State repays Sh199m Portland Cement defaulted loan

What you need to know:

  • Loss-making Portland Cement was unable to pay the loan in September.
  • Lafarge owns 41.7 per cent of EAPCC, Treasury (25 per cent) and NSSF (27 per cent).
  • Ageing plant, state interference and board fights coupled by intense competition in the cement market have hurt Portland Cement.
  • Portland’s debt dropped 36 per cent over the past four years to Sh1.4 billion as at June last year from Sh2.2 billion in 2013.

Taxpayers settled a Sh199 million loan that East African Portland Cement Company (EAPCC) was unable to pay a Japanese corporation, underlining the burden of sustaining parastatals.

Loss-making Portland Cement was unable to pay the loan in September, prompting the Treasury, which had guaranteed the debt, to take it over.

“A new guaranteed loan by EAPCC, which had not been projected in the current period (half-year to last December) has been taken over by the government,” say Treasury documents.

Lafarge owns 41.7 per cent of EAPCC, Treasury (25 per cent) and NSSF (27 per cent). The company borrowed Sh1.7 billion in 1990 at a concessional rate of 2.5 per cent, but despite servicing it since 2000 it still has more than a billion to settle due to the strengthening of the Japanese yen against the Kenya shilling.
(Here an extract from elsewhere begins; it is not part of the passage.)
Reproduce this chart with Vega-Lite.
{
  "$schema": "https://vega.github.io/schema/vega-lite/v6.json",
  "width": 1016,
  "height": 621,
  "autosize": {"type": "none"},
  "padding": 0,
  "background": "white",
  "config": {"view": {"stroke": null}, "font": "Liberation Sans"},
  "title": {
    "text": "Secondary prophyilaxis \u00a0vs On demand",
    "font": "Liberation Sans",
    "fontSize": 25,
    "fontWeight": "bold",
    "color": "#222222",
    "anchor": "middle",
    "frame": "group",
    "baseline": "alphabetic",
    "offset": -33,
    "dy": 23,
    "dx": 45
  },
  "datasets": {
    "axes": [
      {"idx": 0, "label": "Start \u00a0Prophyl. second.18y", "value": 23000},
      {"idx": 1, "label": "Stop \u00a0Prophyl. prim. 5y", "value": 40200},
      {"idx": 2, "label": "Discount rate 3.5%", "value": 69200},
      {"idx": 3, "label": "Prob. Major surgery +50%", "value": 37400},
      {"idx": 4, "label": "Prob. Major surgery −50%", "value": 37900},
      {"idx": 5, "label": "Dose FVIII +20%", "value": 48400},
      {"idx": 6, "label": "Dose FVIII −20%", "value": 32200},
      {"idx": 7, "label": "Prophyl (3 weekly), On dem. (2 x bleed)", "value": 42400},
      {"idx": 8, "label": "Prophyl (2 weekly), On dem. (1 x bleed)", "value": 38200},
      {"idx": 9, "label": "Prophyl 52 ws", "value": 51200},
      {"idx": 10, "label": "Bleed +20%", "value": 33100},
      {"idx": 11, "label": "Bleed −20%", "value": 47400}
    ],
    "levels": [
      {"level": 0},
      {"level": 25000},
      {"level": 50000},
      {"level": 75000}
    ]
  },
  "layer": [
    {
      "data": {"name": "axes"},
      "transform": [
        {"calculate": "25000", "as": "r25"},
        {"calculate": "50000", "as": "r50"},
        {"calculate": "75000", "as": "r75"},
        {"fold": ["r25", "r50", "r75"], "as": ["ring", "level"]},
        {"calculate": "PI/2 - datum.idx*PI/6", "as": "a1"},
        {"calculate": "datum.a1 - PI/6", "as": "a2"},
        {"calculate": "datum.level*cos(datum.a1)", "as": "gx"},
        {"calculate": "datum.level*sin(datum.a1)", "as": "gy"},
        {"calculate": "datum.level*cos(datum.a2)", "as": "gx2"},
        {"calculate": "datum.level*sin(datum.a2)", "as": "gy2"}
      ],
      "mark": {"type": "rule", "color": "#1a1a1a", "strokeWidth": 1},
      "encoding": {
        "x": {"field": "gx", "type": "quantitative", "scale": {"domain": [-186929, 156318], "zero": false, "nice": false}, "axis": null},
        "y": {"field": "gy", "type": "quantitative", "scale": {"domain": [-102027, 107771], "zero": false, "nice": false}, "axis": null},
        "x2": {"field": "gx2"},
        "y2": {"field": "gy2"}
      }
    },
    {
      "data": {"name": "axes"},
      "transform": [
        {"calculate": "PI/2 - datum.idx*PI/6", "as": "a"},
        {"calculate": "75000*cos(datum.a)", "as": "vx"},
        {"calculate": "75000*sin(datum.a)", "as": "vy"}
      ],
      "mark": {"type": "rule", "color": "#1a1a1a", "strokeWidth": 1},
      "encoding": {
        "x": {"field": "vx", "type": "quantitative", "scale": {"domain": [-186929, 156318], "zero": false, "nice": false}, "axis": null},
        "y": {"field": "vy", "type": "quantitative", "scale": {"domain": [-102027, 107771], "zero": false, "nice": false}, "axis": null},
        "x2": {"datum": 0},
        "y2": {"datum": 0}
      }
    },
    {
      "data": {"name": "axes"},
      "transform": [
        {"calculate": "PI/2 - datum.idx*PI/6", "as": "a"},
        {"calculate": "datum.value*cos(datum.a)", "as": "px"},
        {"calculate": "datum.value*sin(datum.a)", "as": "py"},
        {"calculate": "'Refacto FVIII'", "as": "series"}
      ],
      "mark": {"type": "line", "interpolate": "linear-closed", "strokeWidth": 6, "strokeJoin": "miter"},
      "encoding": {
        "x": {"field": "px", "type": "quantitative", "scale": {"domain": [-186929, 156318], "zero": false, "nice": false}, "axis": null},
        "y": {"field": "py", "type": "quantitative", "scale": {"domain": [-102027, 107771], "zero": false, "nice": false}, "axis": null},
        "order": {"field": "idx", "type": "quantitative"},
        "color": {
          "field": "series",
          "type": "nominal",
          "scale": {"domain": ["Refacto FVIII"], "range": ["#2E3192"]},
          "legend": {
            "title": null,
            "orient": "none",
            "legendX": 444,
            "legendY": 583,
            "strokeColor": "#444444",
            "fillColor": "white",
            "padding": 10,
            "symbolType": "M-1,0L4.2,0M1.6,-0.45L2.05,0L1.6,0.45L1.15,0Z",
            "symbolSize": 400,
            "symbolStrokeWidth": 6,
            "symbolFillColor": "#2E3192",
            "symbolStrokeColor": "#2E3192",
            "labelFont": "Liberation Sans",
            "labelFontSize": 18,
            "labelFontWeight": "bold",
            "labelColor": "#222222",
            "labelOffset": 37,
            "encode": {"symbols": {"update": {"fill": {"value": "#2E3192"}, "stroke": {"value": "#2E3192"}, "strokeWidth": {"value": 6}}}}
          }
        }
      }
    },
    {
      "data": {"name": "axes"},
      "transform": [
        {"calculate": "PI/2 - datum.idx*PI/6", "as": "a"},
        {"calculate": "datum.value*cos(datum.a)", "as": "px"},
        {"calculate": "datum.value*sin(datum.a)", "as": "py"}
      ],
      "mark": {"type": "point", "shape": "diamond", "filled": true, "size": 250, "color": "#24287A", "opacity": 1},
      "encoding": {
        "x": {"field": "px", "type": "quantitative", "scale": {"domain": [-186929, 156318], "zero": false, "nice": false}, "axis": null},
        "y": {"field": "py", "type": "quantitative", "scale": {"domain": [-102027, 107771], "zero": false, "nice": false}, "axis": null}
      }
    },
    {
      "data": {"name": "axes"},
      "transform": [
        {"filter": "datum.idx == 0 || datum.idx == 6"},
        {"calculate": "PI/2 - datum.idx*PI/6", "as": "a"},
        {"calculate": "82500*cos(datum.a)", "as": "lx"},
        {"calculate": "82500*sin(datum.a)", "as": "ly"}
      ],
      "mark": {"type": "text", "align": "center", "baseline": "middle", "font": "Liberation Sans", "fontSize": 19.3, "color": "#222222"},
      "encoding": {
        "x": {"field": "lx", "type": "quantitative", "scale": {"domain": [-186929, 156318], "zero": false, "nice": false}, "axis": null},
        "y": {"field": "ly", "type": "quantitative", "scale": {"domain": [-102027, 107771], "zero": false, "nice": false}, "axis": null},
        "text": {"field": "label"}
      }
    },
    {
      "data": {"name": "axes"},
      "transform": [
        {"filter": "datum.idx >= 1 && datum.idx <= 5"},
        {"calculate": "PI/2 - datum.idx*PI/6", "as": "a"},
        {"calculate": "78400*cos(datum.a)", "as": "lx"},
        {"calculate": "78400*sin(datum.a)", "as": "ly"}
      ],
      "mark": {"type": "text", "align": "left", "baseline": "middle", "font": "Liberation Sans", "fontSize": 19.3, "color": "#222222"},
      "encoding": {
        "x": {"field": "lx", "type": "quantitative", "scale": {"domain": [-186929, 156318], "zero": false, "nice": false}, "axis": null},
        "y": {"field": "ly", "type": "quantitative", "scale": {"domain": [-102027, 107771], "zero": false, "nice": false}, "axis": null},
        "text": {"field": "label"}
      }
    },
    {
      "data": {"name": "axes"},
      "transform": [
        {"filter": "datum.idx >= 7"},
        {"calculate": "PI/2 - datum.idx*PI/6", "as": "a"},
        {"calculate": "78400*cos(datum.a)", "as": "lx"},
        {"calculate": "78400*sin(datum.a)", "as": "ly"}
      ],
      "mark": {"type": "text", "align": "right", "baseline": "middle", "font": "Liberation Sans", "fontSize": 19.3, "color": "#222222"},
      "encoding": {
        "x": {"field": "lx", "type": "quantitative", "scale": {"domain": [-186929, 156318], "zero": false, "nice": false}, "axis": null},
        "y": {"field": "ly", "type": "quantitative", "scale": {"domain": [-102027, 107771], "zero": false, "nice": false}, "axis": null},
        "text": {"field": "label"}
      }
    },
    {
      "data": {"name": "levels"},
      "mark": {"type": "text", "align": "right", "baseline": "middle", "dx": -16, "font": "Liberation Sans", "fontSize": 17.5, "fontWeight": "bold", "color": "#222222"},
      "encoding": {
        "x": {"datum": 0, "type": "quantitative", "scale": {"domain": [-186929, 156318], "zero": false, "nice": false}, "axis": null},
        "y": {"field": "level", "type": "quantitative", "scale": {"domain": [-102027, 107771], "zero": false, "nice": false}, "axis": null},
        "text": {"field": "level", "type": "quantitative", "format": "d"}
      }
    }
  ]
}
The loan matures in March, 2020, and is paid twice a year in March and September based on the prevailing exchange rate.

Ageing plant, state interference and board fights coupled by intense competition in the cement market have hurt Portland Cement have seen the listed cement maker struggle to meet its obligations.

It has been struggling to raise cash to modernise its plant. This comes as rival firms invest billions of shillings to capture expected rise in cement demand, fuelled by a burgeoning middle class with higher disposable incomes, as well as government-fuelled infrastructure expansion across the country. The company’s revenues for the six months to December dropped 19.4 per cent to Sh3.72 billion.  Its losses narrowed to Sh533.7 billion in the half-year compared to Sh745 billion in the same period a year earlier.

Portland’s debt dropped 36 per cent over the past four years to Sh1.4 billion as at June last year from Sh2.2 billion in 2013. In 2011 the company had swapped a portion of its Japanese yen denominated loan with dollars, a decision that has recently haunted it as the dollar gained against other global currencies, including the shilling.

Treasury documents indicate that taxpayers will also shoulder the burden of paying debts for state broadcaster, KBC, at Sh365.5 billion and Sh163.5 billion for Tana and Athi River Development Authority.